For the university inventor, such initiatives offer great value. First, the competition for funds is limited to a small pool of applicants, thus the odds of funding are relatively high. Second, the peer-review process typically used provides some validation of the commercial potential of the technology. Third, the funds often can be used for non–technology-focused activities, such as engaging business and marketing professionals from outside the university, which helps to accelerate the growth of the business. The only downside to these programs is that the funding available is typically limited.
Government Research Funds
Growing a technology-focused start-up from inception to profitability is a very high-risk proposition. Though exact figures are not available, it is estimated that less than one quarter of all businesses are still operational after 10 years—for technology-focused start-ups, the number is smaller. On the other hand, new products and companies account for a disproportionate fraction of a country’s gross domestic product (GDP). As such, all levels of government are incentivized to support early-stage companies because of the potential return on investment. In the United States, one federally mandated program that supports small businesses dominates all others: the Small Business Innovation Research (SBIR) program (and the very closely related Small Business Technology Transfer [STTR] program).

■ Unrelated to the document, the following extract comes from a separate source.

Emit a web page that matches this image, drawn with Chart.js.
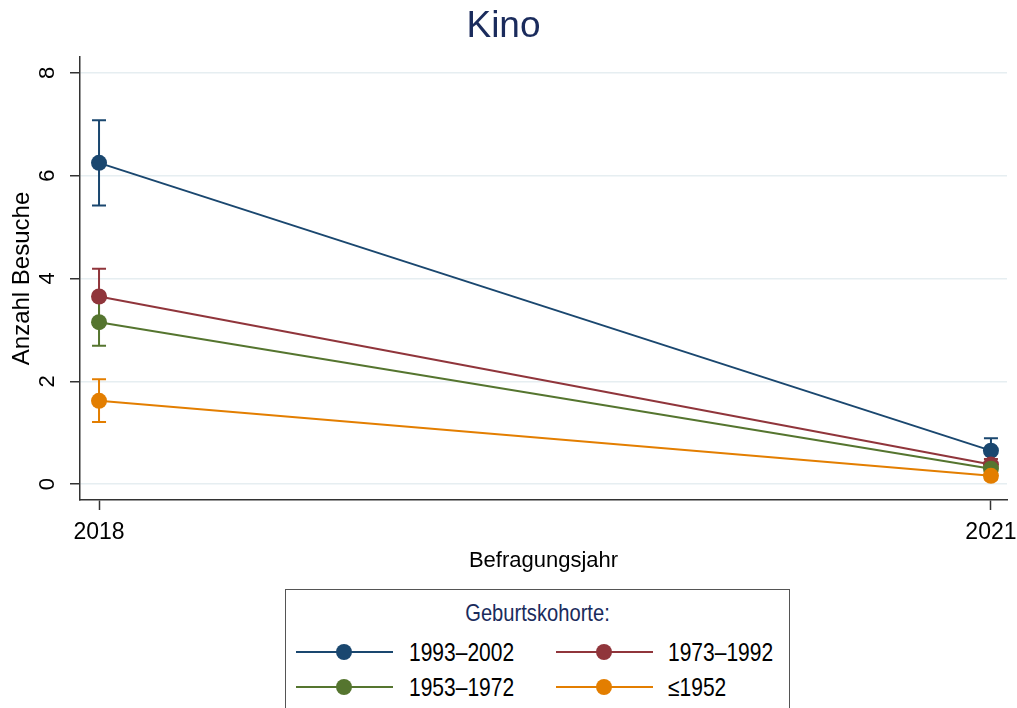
<!DOCTYPE html>
<html>
<head>
<meta charset="utf-8">
<script src="https://cdn.jsdelivr.net/npm/chart.js@4/dist/chart.umd.min.js"></script>
<style>
  body { margin: 0; background: #fff; }
  #wrap { position: relative; width: 1017px; height: 708px; overflow: hidden; background: #fff; }
  #chartBox { position: absolute; left: 0; top: 0; width: 1017px; height: 574px; }
  #legend {
    position: absolute; left: 285px; top: 589px; width: 505px; height: 160px;
    border: 1.5px solid #555; box-sizing: border-box;
    font-family: 'Liberation Sans', Arial, sans-serif;
  }
  #legend .titel {
    position: absolute; left: 0; right: 0; top: 9px; text-align: center; font-size: 24px; color: #1a2b5c;
    white-space: nowrap; transform: scaleX(0.84); transform-origin: center;
  }
  #legend .linie { position: absolute; height: 2px; }
  #legend .punkt { position: absolute; width: 16px; height: 16px; border-radius: 50%; }
  #legend .text {
    position: absolute; font-size: 25px; color: #000; line-height: 30px;
    white-space: nowrap; transform: scaleX(0.84); transform-origin: left center;
  }
</style>
</head>
<body>
<div id="wrap">
  <div id="chartBox"><canvas id="lineChart"></canvas></div>
  <div id="legend"><div class="titel">Geburtskohorte:</div></div>
</div>
<script>
// Daten
const jahre = [2018, 2021];
const kohorten = ['1993–2002', '1973–1992', '1953–1972', '≤1952'];
const farben = ['#1a476f', '#90353b', '#55752f', '#e37e00'];

const mittel1993 = [6.25, 0.65];
const unten1993 = [5.42, 0.42];
const oben1993 = [7.08, 0.89];

const mittel1973 = [3.65, 0.38];
const unten1973 = [3.10, 0.27];
const oben1973 = [4.19, 0.49];

const mittel1953 = [3.15, 0.30];
const unten1953 = [2.69, 0.20];
const oben1953 = [3.61, 0.40];

const mittel1952 = [1.62, 0.16];
const unten1952 = [1.21, 0.09];
const oben1952 = [2.04, 0.23];

const xTicks = [2018, 2021];
const yTicks = [0, 2, 4, 6, 8];

const schrift = "'Liberation Sans', Arial, sans-serif";

function punkte(mittel, unten, oben) {
  return jahre.map(function (j, i) {
    return { x: j, y: mittel[i], lo: unten[i], hi: oben[i] };
  });
}

const reihen = [
  punkte(mittel1993, unten1993, oben1993),
  punkte(mittel1973, unten1973, oben1973),
  punkte(mittel1953, unten1953, oben1953),
  punkte(mittel1952, unten1952, oben1952),
];

// Konfidenzintervalle als Fehlerbalken
const errorBars = {
  id: 'errorBars',
  beforeDatasetsDraw(chart) {
    const ctx = chart.ctx;
    const xs = chart.scales.x;
    const ys = chart.scales.y;
    chart.data.datasets.forEach(function (ds) {
      ctx.save();
      ctx.strokeStyle = ds.borderColor;
      ctx.lineWidth = 2;
      ds.data.forEach(function (p) {
        const px = xs.getPixelForValue(p.x);
        const lo = ys.getPixelForValue(p.lo);
        const hi = ys.getPixelForValue(p.hi);
        ctx.beginPath();
        ctx.moveTo(px, lo);
        ctx.lineTo(px, hi);
        ctx.moveTo(px - 7, lo);
        ctx.lineTo(px + 7, lo);
        ctx.moveTo(px - 7, hi);
        ctx.lineTo(px + 7, hi);
        ctx.stroke();
      });
      ctx.restore();
    });
  }
};

let datasets = [];
kohorten.forEach(function (name, i) {
  datasets.push({
    label: name,
    data: reihen[i],
    borderColor: farben[i],
    backgroundColor: farben[i],
    pointBackgroundColor: farben[i],
    pointBorderWidth: 0,
    pointRadius: 8,
    borderWidth: 2,
    order: kohorten.length - i,
  });
});

let lineChart = document.getElementById('lineChart');
new Chart(lineChart, {
  type: 'line',
  data: { datasets: datasets },
  plugins: [errorBars],
  options: {
    responsive: true,
    maintainAspectRatio: false,
    animation: false,
    layout: { padding: { left: 0, right: 10, top: 0, bottom: 0 } },
    plugins: {
      legend: { display: false },
      tooltip: { enabled: false },
      title: {
        display: true,
        text: 'Kino',
        color: '#1a2b5c',
        font: { family: schrift, size: 37, weight: 'normal', lineHeight: 1.2 },
        padding: { top: 5, bottom: 7.6 },
      },
    },
    scales: {
      x: {
        type: 'linear',
        min: 2017.936,
        max: 2021.054,
        afterBuildTicks: function (s) { s.ticks = xTicks.map(function (v) { return { value: v }; }); },
        afterFit: function (s) { s.height = 74; s.paddingLeft = 0; s.paddingRight = 0; },
        grid: { drawOnChartArea: false, tickColor: '#333', tickLength: 10, tickWidth: 1.5 },
        border: { display: true, color: '#333', width: 1.5 },
        ticks: {
          autoSkip: false, maxRotation: 0, padding: 9, color: '#000',
          font: { family: schrift, size: 23, lineHeight: 1.2 },
          callback: function (v) { return String(v); },
        },
        title: {
          display: true, text: 'Befragungsjahr', color: '#000',
          font: { family: schrift, size: 22, lineHeight: 1.2 },
          padding: { top: 1, bottom: 0 },
        },
      },
      y: {
        min: -0.31,
        max: 8.31,
        afterBuildTicks: function (s) { s.ticks = yTicks.map(function (v) { return { value: v }; }); },
        afterFit: function (s) { s.width = 80; },
        grid: { color: '#e6eef1', lineWidth: 1.5, tickColor: '#333', tickLength: 10, tickWidth: 1.5 },
        border: { display: true, color: '#333', width: 1.5 },
        ticks: {
          minRotation: 90, maxRotation: 90, crossAlign: 'center', padding: 16, color: '#000',
          font: { family: schrift, size: 22, lineHeight: 1 },
        },
        title: {
          display: true, text: 'Anzahl Besuche', color: '#000',
          font: { family: schrift, size: 24, lineHeight: 1 },
          padding: { top: 10, bottom: 0 },
        },
      },
    },
  },
});

// Legende
const legend = document.getElementById('legend');
const spalteLinie = [10, 270];
const spalteText = [123, 382];
const zeileY = [62, 97];
kohorten.forEach(function (name, i) {
  const col = i % 2;
  const row = Math.floor(i / 2);
  const linie = document.createElement('div');
  linie.className = 'linie';
  linie.style.left = spalteLinie[col] + 'px';
  linie.style.width = '97px';
  linie.style.top = (zeileY[row] - 1) + 'px';
  linie.style.background = farben[i];
  legend.appendChild(linie);
  const punkt = document.createElement('div');
  punkt.className = 'punkt';
  punkt.style.left = (spalteLinie[col] + 48 - 8) + 'px';
  punkt.style.top = (zeileY[row] - 8) + 'px';
  punkt.style.background = farben[i];
  legend.appendChild(punkt);
  const text = document.createElement('div');
  text.className = 'text';
  text.style.left = spalteText[col] + 'px';
  text.style.top = (zeileY[row] - 15) + 'px';
  text.textContent = name;
  legend.appendChild(text);
});
</script>
</body>
</html>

Originally authorized by Congress in 1982, key objectives of the programs are to stimulate U.S. technologic innovation, create new opportunities for small businesses to participate in federally sponsored research and development, and increase private-sector commercialization of innovations derived from federal research and development (R&D). As legislated, all federal agencies whose extramural research and development budgets exceed $100 million have a mandated set-aside of 2.5% of their budget to fund SBIR projects. In addition, all federal agencies whose extramural research and development budgets exceed $1 billion have a mandated set aside of 0.3% of their budget to fund STTR projects. In fiscal year (FY) 2007, 12 agencies participated in the SBIR/STTR program, with total funding of $2.315 billion.
Of the 12 participating agencies, the Department of Defense (DOD) accounted for 54.9%, the National Institutes of Health (NIH) accounted for 28.1%, and the National Aeronautics and Space Administration (NASA), Department of Energy (DOE), and National Science Foundation (NSF) combined accounted for 14.2% of the of the total funding, respectively. Developers of medical devices would typically focus on applications to the NIH; however, the DOD and NSF occasionally seek medical device applications as well.
SBIR/STTR programs are three-phased programs, as outlined in Figure 38.1 . The durations and dollar figures are statutory guidelines—each agency sets its own rules.